As discovered by Christian Friedrich Bucholz already in 1805, uranyl nitrate, UO_{2}(NO_{3})_{2}, can be extracted from relatively concentrated aqueous solutions into diethyl ether. The complex that is extracted has two nitrato ligands bound to the uranyl ion, making a complex with no electrical charge and also the water molecules are replaced by ether molecules, giving the whole complex notable hydrophobic character. Electroneutrality is the most important factor in making the complex soluble in organic solvents. The nitrate ion forms much stronger complexes with the uranyl ion than it does with transition metal and lanthanide ions. For this reason only uranyl and other actinyl ions, including the plutonyl ion, PuO_{2}^{2+}, can be extracted from mixtures containing other ions. Replacing the water molecules that are bound to the uranyl ion in aqueous solution by a second, hydrophobic, ligand increases the solubility of the neutral complex in the organic solvent. This has been called a synergic effect.

The complexes formed by the uranyl ion in aqueous solution are of major importance both in the extraction of uranium from its ores and in nuclear fuel reprocessing. In industrial processes, uranyl nitrate is extracted with tributyl phosphate (TBP, (CH_{3}CH_{2}CH_{2}CH_{2}O)_{3}PO) as the preferred second ligand and kerosene the preferred organic solvent. Later in the process, uranium is stripped from the organic solvent by treating it with strong nitric acid, which forms complexes such as [UO_{2}(NO_{3})_{4}]^{2−} which are more soluble in the aqueous phase. Uranyl nitrate is recovered by evaporating the solution.

== Minerals ==
The uranyl ion occurs in minerals derived from uranium ore deposits by water-rock interactions that occur in uranium-rich mineral seams. Examples of uranyl containing minerals include:
- silicates: uranophane (H_{3}O)_{2}Ca(UO_{2})_{2}(SiO_{4})·3H_{2}O)
- phosphates: autunite (Ca(UO_{2})_{2}(PO_{4})_{2}·8–12H_{2}O), torbernite (Cu(UO_{2})_{2}(PO_{4})·8–12H_{2}O)
- arsenates: arsenuranospathite (Al(UO_{2})_{2}(AsO_{4})_{2}F·20H_{2}O)
- vanadates: carnotite (K_{2}(UO_{2})_{2}(VO_{4})_{2}·3H_{2}O), tyuyamunite (Ca(UO_{2})_{2}V_{2}O_{8}·8H_{2}O)
- carbonates: schröckingerite NaCa_{3}(UO_{2})(CO_{3})_{3}(SO_{4})F·10H_{2}O
- oxalates: uroxite [(UO_{2})_{2}(C_{2}O_{4})(OH)_{2}(H_{2}O)_{2}]·H_{2}O.

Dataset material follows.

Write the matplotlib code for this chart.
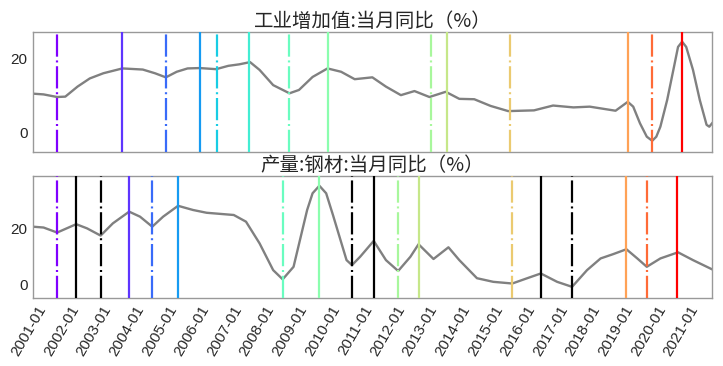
import matplotlib
matplotlib.use("Agg")
import matplotlib.pyplot as plt
import numpy as np

# x = months counted from 2000-01 (0); yearly ticks at every 12th month
tick_pos = list(range(12, 253, 12))
tick_labels = ["%d-01" % y for y in range(2001, 2022)]

# 工业增加值:当月同比
iva_m = [6.1, 10, 15, 18, 22.5, 27, 32, 39, 46.5, 51, 55, 59, 63, 67.5, 73.5, 78, 82, 86,
         89.5, 94.5, 100.5, 104, 109, 114.5, 119.5, 124.5, 131, 136, 141.5, 146.5, 152,
         158, 163, 168.5, 174.5, 181, 190.5, 197.5, 205, 211, 220.5, 225, 227, 229.5,
         232, 234, 235.5, 237, 239.5, 242, 243.5, 245, 246.5, 249, 251.5, 254, 255, 256]
iva_v = [10.5, 10.3, 9.6, 9.7, 12.4, 14.6, 16.0, 17.3, 17.0, 16.0, 14.9, 16.4, 17.3,
         17.4, 17.1, 18.0, 18.4, 19.0, 16.9, 12.8, 10.6, 11.5, 15.0, 17.3, 16.4, 14.4,
         14.9, 12.4, 10.1, 11.2, 9.6, 11.0, 9.1, 9.0, 7.2, 5.8, 6.0, 7.3, 6.8, 7.0,
         5.9, 8.3, 7.0, 2.5, -1.1, -2.2, -1.1, 1.6, 8.8, 17.7, 23.1, 24.5, 23.1, 16.9,
         8.8, 2.1, 1.6, 2.5]

# 产量:钢材:当月同比
steel_m = [6.1, 10, 15, 22, 26, 31, 35.5, 41.5, 45.5, 50, 54, 59.5, 65, 70, 80, 84.5,
           89.5, 94.5, 98, 102, 107, 109, 111.5, 114, 116.5, 121.5, 123.5, 126.5, 131.5,
           136, 140.5, 145, 148, 153.5, 159, 163, 169.5, 175.5, 182.5, 188, 193, 199,
           204.5, 210, 215, 219.5, 224.5, 228.5, 232, 237, 243.5, 249, 256]
steel_v = [20.6, 20.3, 18.5, 21.5, 20.0, 17.4, 21.8, 26.0, 24.2, 20.6, 24.2, 28.1, 26.6,
           25.6, 24.8, 22.4, 14.6, 5.0, 1.7, 6.2, 26.6, 32.6, 35.3, 32.6, 24.8, 8.6,
           6.8, 9.8, 15.5, 8.6, 4.7, 9.8, 14.3, 9.0, 13.2, 8.6, 2.1, 0.8, 0.2, 2.1, 3.8,
           0.8, -1.0, 5.0, 9.2, 10.7, 12.5, 9.2, 6.2, 9.2, 11.4, 8.6, 5.3]

# turning points: troughs (dash-dot) / peaks (solid); matched ones coloured
iva_turns = [15, 39, 55, 67.5, 74, 85.5, 100.5, 114.5, 152.5, 158.5, 181.5, 225, 234, 245]
iva_kind = ["T", "P"] * 7
steel_turns = [15, 41.5, 50, 59.5, 98, 111.5, 140.5, 148, 182.5, 224.5, 232, 243]
steel_kind = ["T", "P"] * 6
steel_match = [0, 1, 2, 3, 6, 7, 8, 9, 10, 11, 12, 13]
steel_extra_peaks = [22, 131.5, 193]
steel_extra_troughs = [31, 123.5, 204.5]

colors = plt.cm.rainbow([0, .07, .14, .21, .3, .38, .46, .52, .58, .64, .71, .78, .86, 1.0])
dd = (0, (10, 1.7, 0.9, 1.7))

plt.rcParams['font.family'] = ['Liberation Sans', 'DejaVu Sans']
fig = plt.figure(figsize=(7.23, 3.66), dpi=100)
ax1 = fig.add_axes([0.0456, 0.5839, 0.9392, 0.3295])
ax2 = fig.add_axes([0.0456, 0.1866, 0.9392, 0.3325])

ax1.plot(iva_m, iva_v, color="grey", lw=1.7, zorder=2)
for i, (t, k) in enumerate(zip(iva_turns, iva_kind)):
    ax1.axvline(t, color=colors[i], lw=1.6, ls=dd if k == "T" else "-", zorder=3)

ax2.plot(steel_m, steel_v, color="grey", lw=1.7, zorder=2)
for t, k, m in zip(steel_turns, steel_kind, steel_match):
    ax2.axvline(t, color=colors[m], lw=1.6, ls=dd if k == "T" else "-", zorder=3)
for t in steel_extra_peaks:
    ax2.axvline(t, color="black", lw=1.6, zorder=3)
for t in steel_extra_troughs:
    ax2.axvline(t, color="black", lw=1.6, ls=dd, zorder=3)

ax1.set_ylim(-5.3, 27.2)
ax2.set_ylim(-4.9, 38.8)
for ax in (ax1, ax2):
    ax.set_xlim(6.1, 256)
    ax.set_yticks([0, 20])
    ax.set_xticks(tick_pos)
    for s in ax.spines.values():
        s.set_color("#999999")
        s.set_linewidth(1)
    ax.tick_params(length=0, labelsize=11, labelcolor="#262626", pad=4)

ax1.set_xticklabels([])
ax2.set_xticklabels(tick_labels, rotation=60, ha="right")

cjk = ['Noto Sans CJK SC', 'DejaVu Sans']
ax1.set_title("工业增加值:当月同比（%）", family=cjk, fontsize=14, color="#262626", pad=2)
ax2.set_title("产量:钢材:当月同比（%）", family=cjk, fontsize=14, color="#262626", pad=2)

fig.savefig("out.png", dpi=100)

These minerals are of little commercial value as most uranium is extracted from pitchblende.

== Uses ==
Uranyl salts are used to stain samples for electron and electromagnetic microscopy studies of DNA. Some uranyl complexes have also emerged as visible-light catalysts for the selective fluorination of unactivated C-H bonds, which is of utility in organic synthesis and pharmaceutical, agricultural, and materials chemistry.

==Health and environmental issues==
Uranyl salts are toxic and can cause severe chronic kidney disease and acute tubular necrosis. Target organs include the kidneys, liver, lungs and brain. Uranyl ion accumulation in tissues including gonocytes produces congenital disorders, and in white blood cells causes immune system damage. Uranyl compounds are also neurotoxins. Uranyl ion contamination has been found on and around depleted uranium targets.

All uranium compounds are radioactive. However, uranium is usually in depleted form, except in the context of the nuclear industry. Depleted uranium consists mainly of ^{238}U which decays by alpha decay with a half-life of 4.468±(3)×10^9 years. Even if the uranium contained ^{235}U which decays with a similar half-life of about 7.038×10^8 years, both of them would still be regarded as weak alpha emitters and their radioactivity is only hazardous with direct contact or ingestion.